Drop along to the Long Drop
Nature in the nude
Pooze and Weeze feeds the trees
They think it's food.
A poem written by Andy Heyward while sitting on the long drop one morning.
The creative throne of inspiration.

Long drop at Why Worry

Composting Toilets - Long Drop toilets are no longer able to be used on Rangitoto Island, so when we restore baches we have to look at replacing the ‘hole’ but in a lot of cases keep the building. The solution for this appears to be to use a composting toilet system. Landcare Research have provided advice to help us choose the right system (their new building uses composting toilets for the top two floors). Auckland City and Regional Councils have both been asked whether a composting toilet is permissible and with certain ‘load’ restraints we should be able to successfully install, use and maintain composting toilets on Rangitoto Island. The website provides a full range of toilets, home built and commercial around the world including NZ. We think the KIWIBOG will suit our needs the best as long as careful use and management procedures are put into place.

Unisex Long Drop

That deals with the solids but what about the ‘grey waste’ or kitchen and shower water? This can also have adverse effects on the Rangitoto environment so the Trust is looking at using products available at ecostore a NZ company that specialise in chemical free, plant based renewable products e.g. biodegradable plastic bags and dish wash liquid. Other Bach owners might like to consider what is going down their sink wastes and look into changing their products as well.
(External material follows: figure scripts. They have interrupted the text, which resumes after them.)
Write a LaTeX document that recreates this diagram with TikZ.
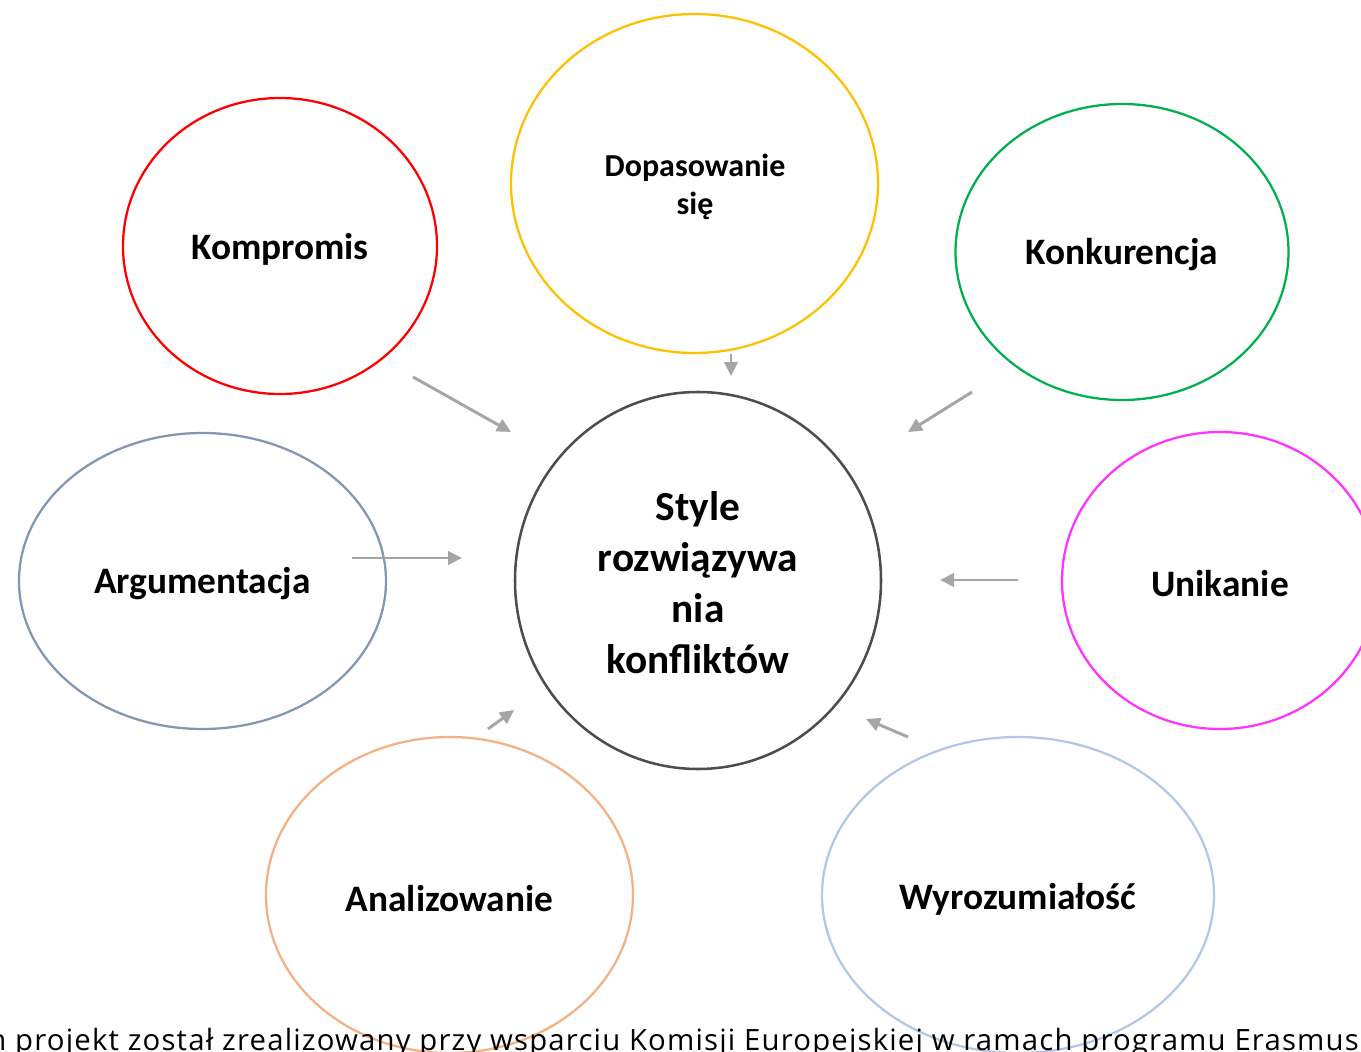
\documentclass[tikz,border=0pt]{standalone}
\usepackage{fontspec}
\setmainfont{Carlito}
\newfontfamily\footfont[LetterSpace=4]{Open Sans}
\usetikzlibrary{shapes.geometric,arrows.meta}
\definecolor{cRed}{HTML}{FF0000}
\definecolor{cYel}{HTML}{FFC000}
\definecolor{cGrn}{HTML}{00B050}
\definecolor{cBlu}{HTML}{8497B0}
\definecolor{cMag}{HTML}{FF33FF}
\definecolor{cOra}{HTML}{F4B183}
\definecolor{cLbl}{HTML}{B4C7E7}
\definecolor{cCen}{HTML}{4D4D4D}
\definecolor{cArr}{HTML}{A5A5A5}
\begin{document}
\begin{tikzpicture}[x=0.75pt,y=-0.75pt,
  oval/.style n args={3}{ellipse, draw=#1, line width=1.7pt, inner sep=0pt,
     minimum width=#2*0.75pt, minimum height=#3*0.75pt},
  lbl/.style={align=center, font=\bfseries\fontsize{28}{34}\selectfont},
  arr/.style={draw=cArr, line width=2.2pt, -{Triangle[length=10.5pt,width=10pt]}}]
\useasboundingbox (0,0) rectangle (1361,1052);
\clip (0,0) rectangle (1361,1052);
\node[oval={cRed}{314}{296}] (komp) at (280,246) {};
\node[oval={cYel}{367}{339}] (dopa) at (694.5,183.5) {};
\node[oval={cGrn}{333}{296}] (konk) at (1122,252) {};
\node[oval={cBlu}{367}{296}] (argu) at (202.5,581) {};
\node[oval={cMag}{316}{297}] (unik) at (1220,580.5) {};
\node[oval={cOra}{367}{316}] (anal) at (449.5,895) {};
\node[oval={cLbl}{392}{316}] (wyro) at (1018,895) {};
\node[oval={cCen}{366}{377}, line width=1.9pt] (cent) at (698,580.5) {};
\node[lbl] (kompt) at (280,249) {Kompromis};
\node[lbl, font=\bfseries\fontsize{24}{28.5}\selectfont] (dopat) at (695,187) {Dopasowanie\\się};
\node[lbl] (konkt) at (1122,255) {Konkurencja};
\node[lbl] (argut) at (202.5,584) {Argumentacja};
\node[lbl] (unikt) at (1220,584) {Unikanie};
\node[lbl] (analt) at (449.5,899) {Analizowanie};
\node[lbl] (wyrot) at (1018,899) {Wyrozumiałość};
\node[lbl, font=\bfseries\fontsize{31}{38.3}\selectfont] (centt) at (698,583) {Style\\rozwiązywa\\nia\\konfliktów};
% arrows
\coordinate (a1s) at (413,377); \coordinate (a1e) at (511,432);
\coordinate (a2s) at (731,354); \coordinate (a2e) at (731,376);
\coordinate (a3s) at (972,392); \coordinate (a3e) at (908,432);
\coordinate (a4s) at (352,558); \coordinate (a4e) at (462,558);
\coordinate (a5s) at (1018,580); \coordinate (a5e) at (940,580);
\coordinate (a6s) at (488,729); \coordinate (a6e) at (514,710);
\coordinate (a7s) at (908,737); \coordinate (a7e) at (866,719);
\draw[arr] (a1s) -- (a1e);
\draw[arr] (a2s) -- (a2e);
\draw[arr] (a3s) -- (a3e);
\draw[arr] (a4s) -- (a4e);
\draw[arr] (a5s) -- (a5e);
\draw[arr] (a6s) -- (a6e);
\draw[arr] (a7s) -- (a7e);
\node[anchor=base west, inner sep=0pt, font=\footfont\fontsize{22}{26}\selectfont] (foot) at (15,1050) {\llap{Ten }projekt został zrealizowany przy wsparciu Komisji Europejskiej w ramach programu Erasmus+};
\end{tikzpicture}
\end{document}
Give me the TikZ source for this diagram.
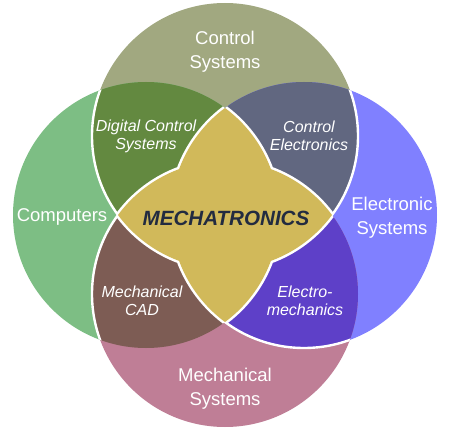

Can only be better for ‘good ole Rangi”. July 2004 Newsletter

Mens Urinal with drainage

The Dunny by the Bush Bard, the late, Mike McGee

The Dunny

When I was just a little lad and my favourite jam was honey,
The thing that I remember most would be the old bush dunny.
It stood ten yards down the dark bush track,
Where sunlight shafts were rare
And it was old and clammy on the parts you had to bare.
You had to want to go real bad to venture down that track
And you knew that things were watching as you quickly hurried back.
If nature called at midnight, it would fill your heart with dread
And you’d thank the Lord for the pot beneath your bed.
With the Herald piled on the seat, cut in eight inch squares
A lot of folk around that make it quite an issue,
With affection at it’s best, it’s now called Bathroom Tissue.
My mind goes back to the dread that filled my soul,
Of things not yet discovered that were living down that hole.
I look back to those times again and picture that old dunny,
When I was just a little lad and my favourite jam was honey.